▶ What you are asked to do: Find the string "chart" in the listing and report every line that has it.

▶ Extracted data:
= = =

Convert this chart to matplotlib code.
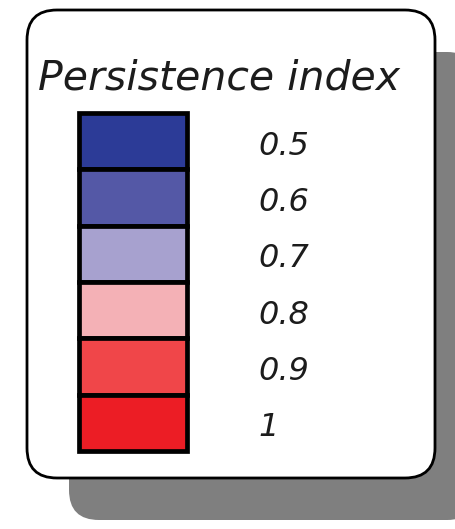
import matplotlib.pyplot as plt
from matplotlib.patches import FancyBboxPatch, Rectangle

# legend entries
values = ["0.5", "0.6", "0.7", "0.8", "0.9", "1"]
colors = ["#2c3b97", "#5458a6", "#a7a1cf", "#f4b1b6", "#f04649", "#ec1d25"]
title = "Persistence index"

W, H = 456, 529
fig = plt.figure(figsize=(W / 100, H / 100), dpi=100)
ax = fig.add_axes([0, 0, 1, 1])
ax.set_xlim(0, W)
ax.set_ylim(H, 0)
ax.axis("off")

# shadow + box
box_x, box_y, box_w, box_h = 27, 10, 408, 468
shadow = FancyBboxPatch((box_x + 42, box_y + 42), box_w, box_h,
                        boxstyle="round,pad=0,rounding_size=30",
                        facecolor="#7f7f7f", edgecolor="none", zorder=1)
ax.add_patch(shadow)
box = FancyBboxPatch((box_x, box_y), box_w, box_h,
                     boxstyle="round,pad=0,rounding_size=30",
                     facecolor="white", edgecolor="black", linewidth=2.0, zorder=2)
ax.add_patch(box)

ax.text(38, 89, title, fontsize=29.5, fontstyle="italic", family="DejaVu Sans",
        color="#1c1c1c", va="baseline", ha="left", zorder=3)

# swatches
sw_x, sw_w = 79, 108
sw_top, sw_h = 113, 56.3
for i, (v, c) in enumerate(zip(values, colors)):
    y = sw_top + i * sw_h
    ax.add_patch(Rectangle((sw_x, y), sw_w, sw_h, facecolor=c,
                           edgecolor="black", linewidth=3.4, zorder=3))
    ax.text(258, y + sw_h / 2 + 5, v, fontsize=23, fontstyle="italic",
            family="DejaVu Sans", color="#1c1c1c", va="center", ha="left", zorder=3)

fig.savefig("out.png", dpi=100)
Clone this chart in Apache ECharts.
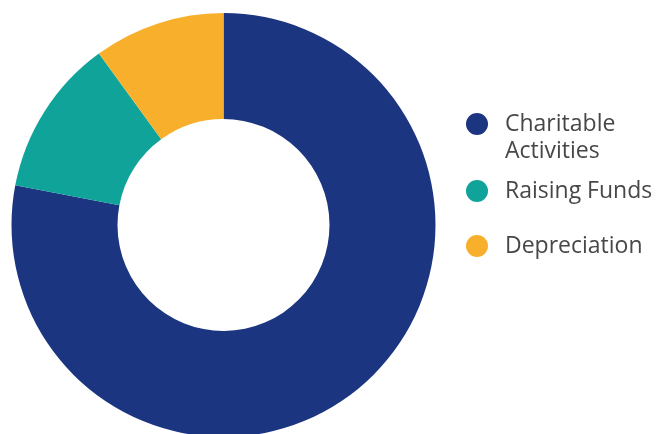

= = =

▶ Answer to this task:
Convert this chart to matplotlib code.
Clone this chart in Apache ECharts.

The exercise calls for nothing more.